Published on March 31, 1994

My Trip to West U
I prefer West U in small doses. I get to say that because I used to live there, in a charming frame bungalow that got torn down and replaced by a monster house that bulges out to the lot line. That's the kind of thing to which I say humbug -- that, and the unremitting hordes of blond, rosy-cheeked, cosmetic young families with their pricey baby strollers and annoyingly perfect landscaping.
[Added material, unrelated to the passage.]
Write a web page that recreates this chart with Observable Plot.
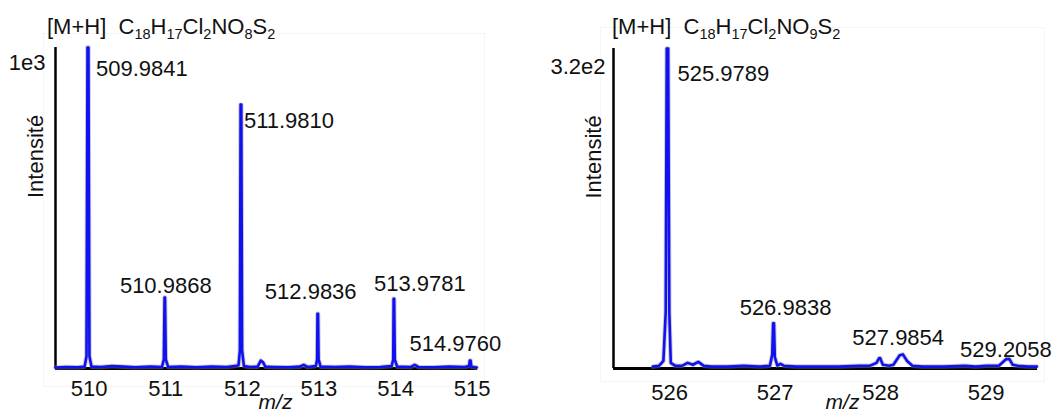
<!DOCTYPE html>
<html><head><meta charset="utf-8">
<script src="https://cdn.jsdelivr.net/npm/d3@7"></script>
<script src="https://cdn.jsdelivr.net/npm/@observablehq/plot@0.6"></script>
<style>
body{margin:0;background:#fff;font-family:"Liberation Sans",Arial,sans-serif;}
#wrap{position:relative;width:1057px;height:417px;overflow:hidden;background:#fff;}
.panel{position:absolute;top:0;}
.title{position:absolute;font-size:22px;color:#111;white-space:nowrap;line-height:1;}
.title sub{font-size:14.5px;vertical-align:-5px;line-height:0;}
.box{position:absolute;border:1px solid #f5f5f5;}
</style></head>
<body>
<div id="wrap">
  <div class="box" style="left:43px;top:33px;width:440px;height:352px;"></div>
  <div class="box" style="left:600px;top:27px;width:443px;height:353px;"></div>
  <div id="left" class="panel" style="left:0px;"></div>
  <div id="right" class="panel" style="left:528px;"></div>
  <div class="title" style="left:47px;top:16px;">[M+H]&nbsp;&nbsp;C<sub>18</sub>H<sub>17</sub>Cl<sub>2</sub>NO<sub>8</sub>S<sub>2</sub></div>
  <div class="title" style="left:612px;top:16px;">[M+H]&nbsp;&nbsp;C<sub>18</sub>H<sub>17</sub>Cl<sub>2</sub>NO<sub>9</sub>S<sub>2</sub></div>
</div>
<script>
// ---------- Left spectrum (C18H17Cl2NO8S2) ----------
const leftMz = [509.56,509.70,509.85,509.94,509.965,509.978,509.990,510.003,510.03,510.15,510.30,510.45,510.60,510.80,510.95,510.975,510.984,510.990,511.0,511.03,511.2,511.4,511.6,511.8,511.95,511.968,511.977,511.986,511.996,512.02,512.1,512.2,512.24,512.27,512.3,512.4,512.6,512.75,512.8,512.85,512.96,512.976,512.981,512.988,512.995,513.02,513.2,513.4,513.6,513.8,513.95,513.970,513.975,513.982,513.99,514.02,514.2,514.25,514.3,514.5,514.7,514.9,514.96,514.97,514.98,514.99,515.06];
const leftInt = [3,5,4,6,40,1050,1050,40,6,5,8,6,4,6,5,30,232,232,30,5,6,4,6,5,10,60,863,863,60,8,5,6,26,20,6,5,4,6,12,5,8,30,179,179,30,6,5,6,4,5,8,30,228,228,30,6,5,12,5,4,6,5,8,26,26,6,3];
const leftPeakMz = [509.9841,510.9868,511.9810,512.9836,513.9781,514.9760];
const leftPeakInt = [1050,232,863,179,228,26];
const leftPeakLabels = ["509.9841","510.9868","511.9810","512.9836","513.9781","514.9760"];
const leftXTicks = [510,511,512,513,514,515];
const leftYTicks = [1000];
const leftYTickLabels = ["1e3"];

// ---------- Right spectrum (C18H17Cl2NO9S2) ----------
const rightMz = [525.84,525.90,525.94,525.962,525.972,525.985,525.996,526.01,526.05,526.12,526.17,526.22,526.27,526.32,526.4,526.55,526.7,526.85,526.95,526.972,526.980,526.988,526.996,527.02,527.05,527.08,527.2,527.4,527.6,527.8,527.9,527.96,527.985,527.995,528.02,528.08,528.12,528.18,528.21,528.25,528.3,528.4,528.6,528.8,528.9,529.0,529.12,529.19,529.22,529.25,529.3,529.4,529.48];
const rightInt = [2,3,8,60,340,340,60,6,3,3,6,4,7,3,2,2,3,2,3,15,48,48,12,3,5,3,2,2,2,3,3,6,11,11,4,3,4,14,15,8,3,2,2,3,2,3,3,10,10,4,3,2,2];
const rightPeakMz = [525.9789,526.9838,527.9854,529.2058];
const rightPeakInt = [340,48,11,10];
const rightPeakLabels = ["525.9789","526.9838","527.9854","529.2058"];
const rightXTicks = [526,527,528,529];
const rightYTicks = [320];
const rightYTickLabels = ["3.2e2"];

// label placement (pixel offsets from the peak apex) — styling, not data
const leftPlace = [
  {anchor:"start", dx:8, dy:21},
  {anchor:"middle", dx:1, dy:-12},
  {anchor:"start", dx:3, dy:16},
  {anchor:"middle", dx:-7, dy:-22},
  {anchor:"middle", dx:26, dy:-15},
  {anchor:"middle", dx:-15, dy:-17}
];
const rightPlace = [
  {anchor:"start", dx:10, dy:25},
  {anchor:"middle", dx:12, dy:-15},
  {anchor:"middle", dx:19, dy:-20},
  {anchor:"middle", dx:-2, dy:-9}
];

function spectrum(o) {
  const profile = o.mz.map((m, i) => ({mz: m, inten: o.inten[i]}));
  const peaks = o.peakMz.map((m, i) => ({mz: m, inten: o.peakInt[i], label: o.peakLabels[i]}));
  const labelMarks = peaks.map((p, i) => Plot.text([p], {
    x: "mz", y: "inten", text: "label",
    textAnchor: o.place[i].anchor, dx: o.place[i].dx, dy: o.place[i].dy,
    fontSize: 22, fill: "#111", lineAnchor: "middle"
  }));
  return Plot.plot({
    width: o.width, height: 417,
    marginLeft: o.ml, marginRight: o.mr, marginTop: o.mt, marginBottom: 49,
    style: {fontFamily: "'Liberation Sans', Arial, sans-serif", fontSize: "22px", color: "#111", background: "transparent", overflow: "visible"},
    x: {domain: o.xDomain, ticks: o.xTicks, tickFormat: d3.format("d"), tickSize: 0, tickPadding: o.tickPad, label: null},
    y: {domain: [0, o.yMax], ticks: o.yTicks, tickFormat: d => o.yTickLabels[o.yTicks.indexOf(d)], tickSize: 0, tickPadding: o.yPad, label: null},
    marks: [
      Plot.ruleY([0], {stroke: "#000", strokeWidth: 3}),
      Plot.ruleX([o.xDomain[0]], {stroke: "#000", strokeWidth: 2.5}),
      Plot.line(profile, {x: "mz", y: "inten", stroke: "#8a8a8a", strokeWidth: 4.5, strokeOpacity: 0.45, curve: "linear"}),
      Plot.line(profile, {x: "mz", y: "inten", stroke: "#1010f5", strokeWidth: 2.6, curve: "linear"}),
      ...labelMarks,
      Plot.text(["Intensité"], {frameAnchor: "left", rotate: -90, dx: -20, dy: -10, fontSize: 22, fill: "#111", lineAnchor: "middle"}),
      Plot.text(["m/z"], {frameAnchor: "bottom", dx: o.mzDx, dy: 34, fontSize: 21, fontStyle: "italic", fill: "#111", lineAnchor: "middle"})
    ]
  });
}

document.getElementById("left").append(spectrum({
  mz: leftMz, inten: leftInt, peakMz: leftPeakMz, peakInt: leftPeakInt, peakLabels: leftPeakLabels,
  place: leftPlace, xDomain: [509.56, 515.07], yMax: 1050, xTicks: leftXTicks,
  yTicks: leftYTicks, yTickLabels: leftYTickLabels,
  width: 528, ml: 55, mr: 51, mt: 47, tickPad: 12, yPad: 10, mzDx: 9
}));
document.getElementById("right").append(spectrum({
  mz: rightMz, inten: rightInt, peakMz: rightPeakMz, peakInt: rightPeakInt, peakLabels: rightPeakLabels,
  place: rightPlace, xDomain: [525.467, 529.486], yMax: 340, xTicks: rightXTicks,
  yTicks: rightYTicks, yTickLabels: rightYTickLabels,
  width: 529, ml: 85, mr: 20, mt: 48, tickPad: 16, yPad: 8, mzDx: 17
}));
</script>
</body></html>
So it was with a certain trepidation that I ventured forth to the Buffalo Grille, West U's cult breakfast spot, on a recent Saturday morning. It was as if I'd never left: the place was as jam-packed as it had been on my last visit, four or five or maybe more years ago. But to my great relief, the crowd looked less like a Ralph Lauren ad than a Weight Watchers convention on a binge: lots of big, big folks eating big, big breakfasts. I felt positively sylphlike in comparison. Maybe West U wasn't so annoying after all.

The rest was much as I remembered it. Tall glasses of freshly squeezed orange juice. Oversized cups of cinnamon-scented coffee. Vintage wooden tables and chairs in a capacious room as raucous as a college dining hall. An outdoor patio hemmed in by a faux-adobe fireplace. And a slate of Mexicanesque breakfasts that still reads better than it eats -- on account of unduly sissified red and green sauces.

What I had forgotten was how alluring the banana-pecan pancakes are. Fat, dinner-plate-sized affairs, chockablock with molten banana and crunchy pecans, they are worlds away from the thin, effete little pancakes I'd make if left to my own devices. These are pancakes that could satisfy Paul Bunyan -- and his blue ox, Babe, not to mention the big people in this big, noisy room. How much did I like them? Enough to brave West U in the morning.